My weekly rambles have often taken me past a large red brick building called The Windermere that sits on the Southwest corner of 57th Street and Ninth Avenue. Boarded up with broken windows and covered with graffiti, it has sat derelict for many years. Despite its neglect, it remains a striking building, designed with an eclectic mix of styles that include elements found in Queen Anne, High Victorian Gothic and Romanesque architecture. Now completely covered in netting and scaffolding, the windows have recently been replaced and slow progress has been made to bring it back to life.
To my surprise, I discovered it was built in 1880-1881 and is the oldest apartment building on the west side of Manhattan.

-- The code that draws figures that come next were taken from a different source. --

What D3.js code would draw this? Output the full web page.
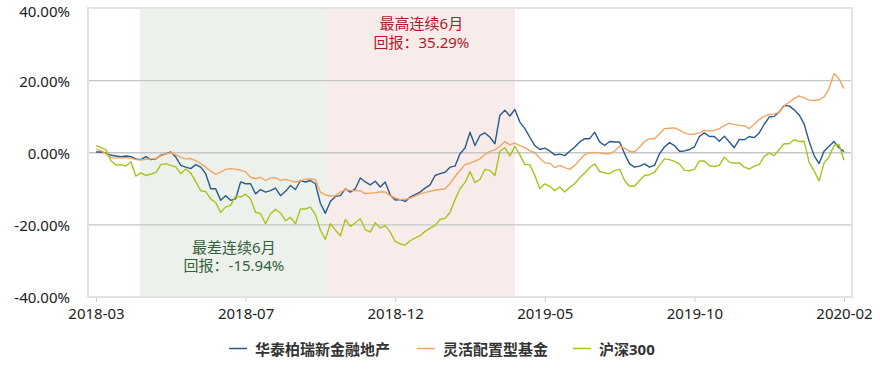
<!DOCTYPE html>
<html>
<head>
<meta charset="utf-8">
<script src="https://cdn.jsdelivr.net/npm/d3@7"></script>
<style>
  html, body { margin: 0; padding: 0; background: #ffffff; }
  svg { display: block; font-family: "Noto Sans", "Noto Sans CJK SC", sans-serif; }
</style>
</head>
<body>
<div id="chart"></div>
<script>
// ---------------- data ----------------
const tickLabels = ["2018-03", "2018-07", "2018-12", "2019-05", "2019-10", "2020-02"];
const tickPositions = [0, 30, 60, 90, 120, 150];
const yTicks = [-40, -20, 0, 20, 40];
const seriesNames = ["华泰柏瑞新金融地产", "灵活配置型基金", "沪深300"];

// cumulative return (%) per sampled trading day
const fundReturns = [
  0.2, 0.2, -0.1, -0.7, -0.9, -1.1, -0.9, -1.1, -1.7, -1.9, -1.1, -1.9, -1.7, -0.7, -0.3, 0.2,
  -1.2, -3.5, -4.0, -4.4, -3.3, -4.0, -5.8, -10.0, -10.0, -13.2, -11.9, -13.2, -12.8, -8.1, -8.6,
  -8.6, -11.4, -10.2, -10.9, -10.5, -9.8, -11.9, -10.7, -9.1, -10.2, -7.7, -8.1, -7.7, -8.6, -14.0,
  -16.8, -13.5, -12.1, -11.9, -10.0, -10.9, -10.0, -7.0, -8.1, -8.9, -7.9, -9.5, -8.1, -11.7, -13.1,
  -13.0, -13.5, -12.3, -11.6, -10.9, -9.8, -8.9, -6.3, -5.8, -5.4, -4.0, -3.7, -0.3, 1.3, 5.7,
  2.0, 4.8, 5.5, 4.3, 2.5, 10.4, 11.8, 10.2, 12.0, 8.5, 6.7, 4.3, 2.0, 0.9, 1.3,
  0.5, -0.6, -0.4, -0.8, 0.4, 1.6, 3.0, 3.9, 3.9, 5.7, 3.0, 2.0, 3.1, 3.0, 3.0,
  -0.3, -3.1, -4.0, -3.7, -3.1, -4.0, -3.5, -0.3, 1.6, 2.8, 2.0, 0.4, 0.5, 0.9, 1.6,
  4.5, 5.5, 4.5, 4.5, 3.2, 4.6, 3.0, 1.4, 3.7, 3.6, 4.5, 4.2, 5.5, 7.9, 9.9,
  10.1, 11.3, 13.1, 13.0, 11.9, 10.5, 8.0, 3.2, -0.8, -3.0, 0.4, 1.8, 3.1, 1.4, 0.3
];
const mixedFundReturns = [
  1.0, 0.6, -0.3, -1.4, -1.5, -1.4, -1.4, -1.5, -1.9, -2.0, -1.8, -1.7, -1.6, -0.9, -0.3, 0.0,
  -0.6, -1.2, -1.7, -1.6, -2.2, -3.0, -4.0, -5.1, -6.0, -5.4, -4.6, -4.4, -4.6, -4.8, -5.3,
  -6.8, -7.2, -6.8, -7.7, -7.0, -6.9, -7.7, -7.4, -7.8, -8.1, -7.8, -7.3, -7.2, -7.5, -10.9,
  -11.7, -12.0, -11.9, -10.9, -10.2, -10.5, -10.5, -10.6, -11.3, -11.2, -11.1, -10.9, -10.9, -11.9, -12.5,
  -13.0, -12.9, -12.6, -12.0, -11.4, -11.0, -10.7, -10.4, -10.2, -10.0, -8.5, -6.6, -4.9, -3.3, -2.9,
  -2.3, -1.7, -0.5, 0.4, 0.8, 1.8, 3.1, 2.2, 2.7, 2.0, 1.4, 0.6, 0.0, -1.5, -2.8,
  -2.9, -4.1, -3.5, -4.1, -4.6, -3.5, -2.0, -0.5, 0.0, 0.1, -0.1, -0.3, -0.3, 0.4, 1.8,
  1.3, 0.4, 0.2, 1.6, 3.1, 3.9, 3.9, 5.3, 6.7, 6.8, 6.9, 6.3, 5.5, 5.1, 5.2,
  5.5, 6.2, 6.0, 6.2, 6.7, 7.5, 8.2, 7.8, 7.6, 7.5, 6.7, 7.9, 9.2, 10.1, 10.6,
  10.7, 11.3, 13.0, 14.0, 15.0, 15.8, 15.2, 14.6, 14.5, 14.7, 15.5, 17.8, 22.0, 20.5, 17.8
];
const csi300Returns = [
  2.0, 1.5, 0.8, -2.2, -3.4, -3.3, -3.7, -2.5, -6.5, -5.6, -6.3, -5.9, -5.5, -3.3, -3.0, -3.5,
  -3.9, -5.8, -4.5, -5.6, -8.0, -10.5, -10.8, -12.8, -13.8, -16.6, -15.0, -14.6, -12.0, -12.3, -11.5,
  -12.8, -16.5, -16.9, -19.7, -16.9, -15.7, -16.7, -18.8, -17.9, -19.7, -15.6, -15.6, -15.1, -17.1, -21.5,
  -24.0, -19.7, -21.4, -23.0, -18.5, -20.4, -19.4, -18.3, -21.3, -22.0, -19.4, -20.9, -20.2, -22.0, -24.6,
  -25.3, -25.6, -24.4, -23.6, -23.0, -21.8, -20.9, -20.2, -18.5, -18.2, -16.5, -13.0, -10.0, -8.3, -5.2,
  -8.3, -7.4, -4.6, -4.9, -6.3, 0.4, 1.4, -0.9, 1.8, -0.6, -3.3, -3.3, -6.3, -10.0, -8.6,
  -9.3, -10.5, -9.5, -10.9, -9.6, -8.6, -6.9, -5.6, -4.1, -3.1, -5.2, -5.6, -5.8, -4.9, -4.6,
  -7.7, -9.3, -9.3, -7.7, -6.3, -6.1, -5.4, -3.5, -1.7, -1.9, -2.4, -3.1, -4.9, -5.0, -4.6,
  -2.3, -2.3, -3.6, -3.8, -3.5, -1.2, -2.6, -2.9, -2.8, -4.0, -4.5, -3.7, -3.3, -1.0, -0.1,
  -0.8, 0.9, 2.5, 2.5, 3.6, 3.1, 3.2, -2.6, -5.0, -7.8, -2.8, -1.2, 2.0, 2.3, -2.1
];

// worst / best rolling 6-month windows (in sample-index units)
const worstWindow = [8.8, 46.5];
const bestWindow = [46.5, 84.0];
const worstLabel = ["最差连续6月", "回报：-15.94%"];
const bestLabel = ["最高连续6月", "回报：35.29%"];

// ---------------- drawing ----------------
const W = 880, H = 369;
const box = { left: 88, right: 852, top: 8, bottom: 297 };
const colors = ["#285a8d", "#f2a562", "#a9c21f"];

const svg = d3.select("#chart").append("svg").attr("width", W).attr("height", H);

const x = d3.scaleLinear().domain([0, fundReturns.length - 1]).range([96, 844]);
const y = d3.scaleLinear().domain([-40, 40]).range([box.bottom, box.top + 0.5]);

// bands
svg.append("rect")
  .attr("x", x(worstWindow[0])).attr("y", box.top)
  .attr("width", x(worstWindow[1]) - x(worstWindow[0])).attr("height", box.bottom - box.top)
  .attr("fill", "#edf1ec");
svg.append("rect")
  .attr("x", x(bestWindow[0])).attr("y", box.top)
  .attr("width", x(bestWindow[1]) - x(bestWindow[0])).attr("height", box.bottom - box.top)
  .attr("fill", "#f8ecea");

// gridlines (inner ones)
svg.append("g").selectAll("line")
  .data(yTicks.filter(d => d !== -40 && d !== 40))
  .join("line")
  .attr("x1", box.left).attr("x2", box.right)
  .attr("y1", d => y(d)).attr("y2", d => y(d))
  .attr("stroke", "#c6c6c6").attr("stroke-width", 1.4);

// frame
svg.append("rect")
  .attr("x", box.left).attr("y", box.top)
  .attr("width", box.right - box.left).attr("height", box.bottom - box.top)
  .attr("fill", "none").attr("stroke", "#e2e2e2").attr("stroke-width", 2);

// y axis
const yAxis = svg.append("g")
  .attr("transform", `translate(${box.left - 18},0)`)
  .call(d3.axisLeft(y).tickValues(yTicks).tickSize(0).tickPadding(0)
    .tickFormat(d => d.toFixed(2) + "%"));
yAxis.select(".domain").remove();
yAxis.selectAll("text")
  .attr("font-size", 15).attr("fill", "#222")
  .attr("font-family", "'Noto Sans', sans-serif")
  .attr("dy", d => d === 40 ? "0.5em" : "0.36em");

// x axis
const xAxis = svg.append("g")
  .attr("transform", `translate(0,${box.bottom})`)
  .call(d3.axisBottom(x).tickValues(tickPositions).tickSize(5).tickPadding(6)
    .tickFormat((d, i) => tickLabels[i]));
xAxis.select(".domain").remove();
xAxis.selectAll("line").attr("stroke", "#c9d3e0");
xAxis.selectAll("text")
  .attr("font-size", 15).attr("fill", "#222")
  .attr("font-family", "'Noto Sans', sans-serif");

// lines
const seriesData = [fundReturns, mixedFundReturns, csi300Returns];
const line = d3.line().x((d, i) => x(i)).y(d => y(d));
seriesData.forEach((s, k) => {
  svg.append("path")
    .datum(s)
    .attr("d", line)
    .attr("fill", "none")
    .attr("stroke", colors[k])
    .attr("stroke-width", 1.4)
    .attr("stroke-linejoin", "round");
});

// annotations
function annotate(win, lines, color, y0) {
  const cx = x((win[0] + win[1]) / 2);
  lines.forEach((t, i) => {
    svg.append("text")
      .attr("x", cx).attr("y", y0 + i * 18.5)
      .attr("text-anchor", "middle").attr("dominant-baseline", "central")
      .attr("font-size", 15).attr("fill", color)
      .text(t);
  });
}
annotate(bestWindow, bestLabel, "#b5172a", 23.3);
annotate(worstWindow, worstLabel, "#34613a", 246.7);

// legend
const legendItems = [
  { x: 229, name: seriesNames[0], color: colors[0] },
  { x: 417, name: seriesNames[1], color: colors[1] },
  { x: 573, name: seriesNames[2], color: colors[2] }
];
const lg = svg.append("g");
legendItems.forEach(it => {
  lg.append("line")
    .attr("x1", it.x).attr("x2", it.x + 18)
    .attr("y1", 348.5).attr("y2", 348.5)
    .attr("stroke", it.color).attr("stroke-width", 1.5);
  lg.append("text")
    .attr("x", it.x + 26).attr("y", 348.5)
    .attr("dominant-baseline", "central")
    .attr("font-size", 15).attr("font-weight", "bold").attr("fill", "#333")
    .text(it.name);
});
</script>
</body>
</html>
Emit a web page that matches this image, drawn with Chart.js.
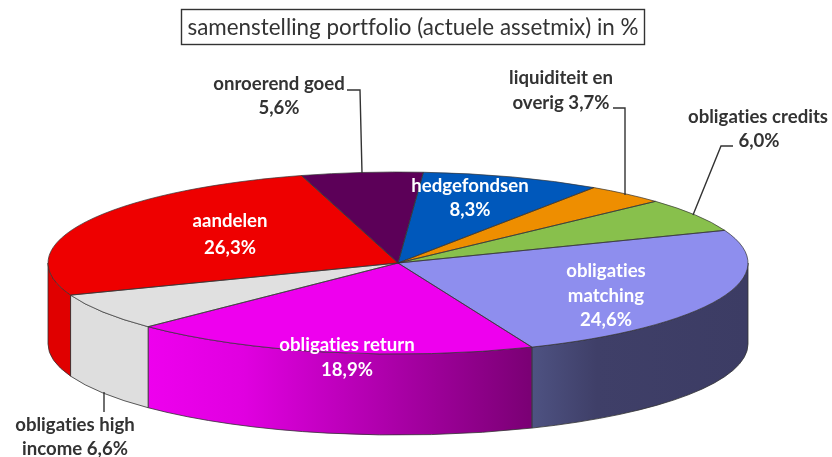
<!DOCTYPE html>
<html>
<head>
<meta charset="utf-8">
<title>samenstelling portfolio</title>
<script src="https://cdn.jsdelivr.net/npm/chart.js@4/dist/chart.umd.min.js"></script>
<style>
  html, body { margin: 0; padding: 0; background: #fff; }
  canvas { display: block; }
</style>
</head>
<body>
<canvas id="pie" width="832" height="457"></canvas>
<script>
const titleText = 'samenstelling portfolio (actuele assetmix) in %'
const categories = ['onroerend goed', 'hedgefondsen', 'liquiditeit en overig', 'obligaties credits',
  'obligaties matching', 'obligaties return', 'obligaties high income', 'aandelen']
const shares = [5.6, 8.3, 3.7, 6.0, 24.6, 18.9, 6.6, 26.3]

const topColors = ['#5c0058', '#0058bb', '#ee8e00', '#88c04c', '#8e8eee', '#ee00ee', '#e0e0e0', '#ee0000']
const wallStops = [
  null, null, null, null,
  [[0, '#4e5282'], [0.3, '#3f3f68'], [1, '#3c3c64']],
  [[0, '#ee00ee'], [0.25, '#e000e0'], [1, '#7a0074']],
  [[0, '#dedede'], [1, '#dedede']],
  [[0, '#e00000'], [1, '#e00000']],
]

// [text, centre x, baseline y, colour]
const labels = [
  ['onroerend goed', 279, 90, '#333'], ['5,6%', 279, 114, '#333'],
  ['liquiditeit en', 561, 84, '#333'], ['overig 3,7%', 561, 109, '#333'],
  ['obligaties credits', 758, 123, '#333'], ['6,0%', 759, 147, '#333'],
  ['hedgefondsen', 470, 192, '#fff'], ['8,3%', 470, 216, '#fff'],
  ['aandelen', 230, 227, '#fff'], ['26,3%', 230, 254, '#fff'],
  ['obligaties', 606, 277, '#fff'], ['matching', 606, 302, '#fff'], ['24,6%', 606, 326, '#fff'],
  ['obligaties return', 347, 351, '#fff'], ['18,9%', 347, 376, '#fff'],
  ['obligaties high', 75, 431, '#333'], ['income 6,6%', 75, 455, '#333'],
]

const leaders = [
  [[347, 90], [360, 90], [362, 173]],
  [[613, 108], [625, 108], [625, 195]],
  [[733, 146], [721, 146], [693, 215]],
  [[104, 392], [104, 412]],
]

const pieX = 398, pieY = 263, radiusX = 350, radiusY = 91, depth = 81
const lineColor = '#333'

function squash(ctx, arc) {
  ctx.translate(pieX, pieY)
  ctx.scale(radiusX / arc.outerRadius, radiusY / arc.outerRadius)
  ctx.translate(-arc.x, -arc.y)
}

function frontPart(start, end) {
  // the part of a slice that lies on the near half of the ellipse
  for (const turn of [0, -2 * Math.PI, 2 * Math.PI]) {
    const a = Math.max(start + turn, 0)
    const b = Math.min(end + turn, Math.PI)
    if (b > a) return [a, b]
  }
  return null
}

const pie3d = {
  id: 'pie3d',
  beforeDatasetsDraw(chart) {
    const ctx = chart.ctx
    chart.getDatasetMeta(0).data.forEach((arc, i) => {
      const part = frontPart(arc.startAngle, arc.endAngle)
      if (!part) return
      const x0 = pieX + radiusX * Math.cos(part[1])
      const x1 = pieX + radiusX * Math.cos(part[0])
      const grad = ctx.createLinearGradient(x0, 0, x1, 0)
      wallStops[i].forEach(s => grad.addColorStop(s[0], s[1]))

      ctx.beginPath()
      ctx.ellipse(pieX, pieY, radiusX, radiusY, 0, part[0], part[1])
      ctx.ellipse(pieX, pieY + depth, radiusX, radiusY, 0, part[1], part[0], true)
      ctx.closePath()
      ctx.fillStyle = grad
      ctx.fill()
      ctx.strokeStyle = lineColor
      ctx.lineWidth = 0.8
      ctx.stroke()
    })
    ctx.save()
    squash(ctx, chart.getDatasetMeta(0).data[0])
  },
  afterDatasetsDraw(chart) {
    const ctx = chart.ctx
    ctx.restore()

    // slice outlines, drawn outside the squash so the line width stays even
    chart.getDatasetMeta(0).data.forEach(arc => {
      const a = arc.startAngle, b = arc.endAngle
      ctx.beginPath()
      ctx.moveTo(pieX, pieY)
      ctx.ellipse(pieX, pieY, radiusX, radiusY, 0, a, b)
      ctx.closePath()
      ctx.strokeStyle = lineColor
      ctx.lineWidth = 0.7
      ctx.stroke()
    })
  },
  afterDraw(chart) {
    const ctx = chart.ctx
    ctx.save()

    ctx.strokeStyle = lineColor
    ctx.lineWidth = 1.4
    leaders.forEach(line => {
      ctx.beginPath()
      line.forEach((p, i) => i ? ctx.lineTo(p[0], p[1]) : ctx.moveTo(p[0], p[1]))
      ctx.stroke()
    })

    ctx.strokeRect(181.5, 9.5, 463, 35)
    ctx.textAlign = 'center'
    ctx.fillStyle = '#333'
    ctx.font = '22.4px Lato'
    ctx.letterSpacing = '0.01px' // keeps the "ti" ligature out
    ctx.fillText(titleText, 413, 35)

    ctx.font = 'bold 18.6px Lato'
    labels.forEach(l => {
      ctx.fillStyle = l[3]
      ctx.fillText(l[0], l[1], l[2])
    })
    ctx.restore()
  }
}

new Chart(document.getElementById('pie'), {
  type: 'pie',
  data: {
    labels: categories,
    datasets: [{ data: shares, backgroundColor: topColors, borderWidth: 0 }]
  },
  options: {
    responsive: false,
    animation: false,
    rotation: -16,
    plugins: {
      legend: { display: false },
      tooltip: { enabled: false }
    }
  },
  plugins: [pie3d]
})
</script>
</body>
</html>
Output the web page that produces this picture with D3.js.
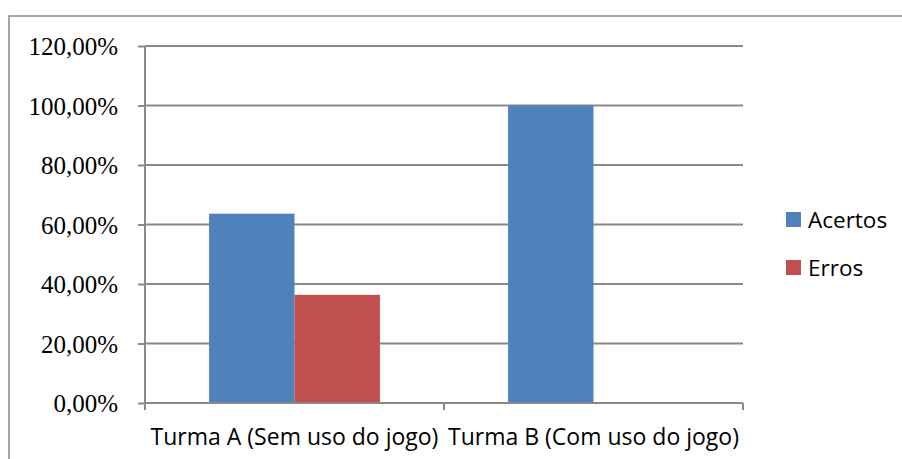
<!DOCTYPE html>
<html>
<head>
<meta charset="utf-8">
<script src="https://cdn.jsdelivr.net/npm/d3@7"></script>
<style>
  html, body { margin: 0; padding: 0; background: #fff; }
  svg { display: block; }
  .ylab { font-family: "Liberation Serif", "Times New Roman", serif; }
  .slab { font-family: "Open Sans", Lato, sans-serif; }
</style>
</head>
<body>
<svg id="chart" width="902" height="459"></svg>
<script>
// Categories, series and axis ticks
const categories = ["Turma A (Sem uso do jogo)", "Turma B (Com uso do jogo)"];
const seriesNames = ["Acertos", "Erros"];
const acertos = [0.6364, 1.0];
const erros = [0.3636, 0.0];
const yTicks = [0, 0.2, 0.4, 0.6, 0.8, 1.0, 1.2];
const seriesColors = ["#4F81BD", "#C0504D"];

const rows = categories.map((c, i) => ({ cat: c, values: [acertos[i], erros[i]] }));

const svg = d3.select("#chart");
const gridColor = "#898989";

// Outer frame (open to the right and bottom)
svg.append("rect")
  .attr("x", 9).attr("y", 16)
  .attr("width", 1000).attr("height", 600)
  .attr("fill", "none").attr("stroke", gridColor).attr("stroke-width", 1.5);

const plotLeft = 145, plotRight = 743, plotTop = 46, plotBottom = 403;

const x0 = d3.scaleBand().domain(categories).range([plotLeft, plotRight]).paddingInner(0).paddingOuter(0);
const x1 = d3.scaleBand().domain(seriesNames).range([0, x0.bandwidth()]).paddingInner(0).paddingOuter(0.75);
const y = d3.scaleLinear().domain([0, 1.2]).range([plotBottom, plotTop]);

const locale = d3.formatLocale({ decimal: ",", thousands: ".", grouping: [3], currency: ["R$", ""] });
const fmt = locale.format(".2%");

// Horizontal gridlines
svg.append("g").selectAll("line").data(yTicks.filter(t => t > 0)).join("line")
  .attr("x1", plotLeft).attr("x2", plotRight)
  .attr("y1", d => y(d)).attr("y2", d => y(d))
  .attr("stroke", gridColor).attr("stroke-width", 2);

// Bars
const groups = svg.append("g").selectAll("g").data(rows).join("g")
  .attr("transform", d => `translate(${x0(d.cat)},0)`);
groups.selectAll("rect").data(d => d.values.map((v, i) => ({ key: seriesNames[i], v, i })))
  .join("rect")
  .attr("x", d => x1(d.key))
  .attr("width", x1.bandwidth())
  .attr("y", d => y(d.v))
  .attr("height", d => y(0) - y(d.v))
  .attr("fill", d => seriesColors[d.i]);

// Y axis
const yAxis = svg.append("g").attr("transform", `translate(${plotLeft},0)`)
  .call(d3.axisLeft(y).tickValues(yTicks).tickFormat(fmt).tickSize(7).tickPadding(20));
yAxis.attr("font-family", null).attr("font-size", null);
yAxis.select(".domain").attr("stroke", gridColor).attr("stroke-width", 2).attr("d", `M0,${plotTop}V${plotBottom}`);
yAxis.selectAll(".tick line").attr("stroke", gridColor).attr("stroke-width", 2);
yAxis.selectAll(".tick text")
  .attr("class", "ylab")
  .style("font-size", "25px").attr("fill", "#000").attr("dy", "0.35em");

// X axis line with ticks at category boundaries
const xg = svg.append("g");
xg.append("line").attr("x1", plotLeft).attr("x2", plotRight).attr("y1", plotBottom).attr("y2", plotBottom)
  .attr("stroke", gridColor).attr("stroke-width", 2);
const bounds = categories.map(c => x0(c)).concat([x0(categories[categories.length - 1]) + x0.bandwidth()]);
xg.selectAll("line.tk").data(bounds).join("line").attr("class", "tk")
  .attr("x1", d => d).attr("x2", d => d).attr("y1", plotBottom).attr("y2", plotBottom + 7)
  .attr("stroke", gridColor).attr("stroke-width", 2);
xg.selectAll("text").data(categories).join("text")
  .attr("class", "slab")
  .attr("x", d => x0(d) + x0.bandwidth() / 2)
  .attr("y", 445)
  .attr("text-anchor", "middle")
  .style("font-size", "23px").attr("fill", "#000")
  .text(d => d);

// Legend
const legend = svg.append("g").selectAll("g").data(seriesNames).join("g")
  .attr("transform", (d, i) => `translate(786,${212 + i * 48})`);
legend.append("rect").attr("width", 15).attr("height", 15).attr("fill", (d, i) => seriesColors[i]);
legend.append("text").attr("class", "slab").attr("x", 22).attr("y", 7.5).attr("dy", "0.36em")
  .style("font-size", "22.5px").attr("fill", "#000")
  .text(d => d);
</script>
</body>
</html>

Constructed as a complex of 3 adjoining seven story buildings; they each vary in size, width and apartment layouts, but are unified in the designs of their facades. The largest of the trio Is No. 400 West 57th Street, which sits on the corner and takes up 40 feet on 57th Street and the entire Ninth Avenue side of the building. Directly to the West is No. 402 West 57th, only 20 feet wide and the only one built without an elevator and the westernmost 404 West 57th is 30 feet in width. When first constructed, the three combined contained a total of 39 apartment units.
If the walls of the Windermere could talk, they would surely have tales to tell. Over the past 136 years, the building has had many transformations. Floor plans were originally designed to attract upper middle class residents. In an April 1881 profile by the New York Times, the Windermere was described as “first class in every particular” and in the first decade, tenants flocked to this new and unique complex. But the 1890’s brought construction of taller and grander buildings that began to siphon off a large portion of the clientele.
With the turn of the twentieth century came the birth of the “New Woman”, single and financially independent, with very few housing choices to speak of. Boarding homes were a common option, but they lacked privacy and were often run by charitable or religious organizations which imposed many lifestyle restrictions. At around this same time, a new superintendent named Henry Sterling Goodale was hired to run the complex. Himself, the father of two talented and artistic daughters, he recognized the opportunity to transform the building into a haven for bachelor women, who by the late 1890’s, accounted for about 80% of the 200 occupants.
In 1899, a fire damaged portions of the building and shortly after, Goodale left New York for Amherst, Massachusetts. At around this time, the neighborhood began to lose its more affluent population due to growth in other areas of the city and the tenant profile began to change again. Jump ahead to the 1960’s and 70’s, when the surrounding area became known as Hell’s Kitchen, largely associated with hippies, drug users and prostitution, and many of the Windermere’s large apartments were converted to Single-Room-Occupancy (SRO). By the 1980’s, it was in serious disrepair and became the subject of a criminal investigation for violent tenant harassment which resulted in felony convictions and jail time for both the manager and landlord at the time.
The building has changed ownership twice since then and the new owner, Mark Tress of Windermere Properties LLC, has filed plans for a hotel. As part of a legal settlement incurred by previous ownership, he is required to provide 20 affordable housing units as set by the Clinton Cure for Legal Harassment. The timing for a complete renovation couldn’t be any better as the neighborhood has once again become a very desirable place to live. I can’t wait to see this beautiful building fully restored.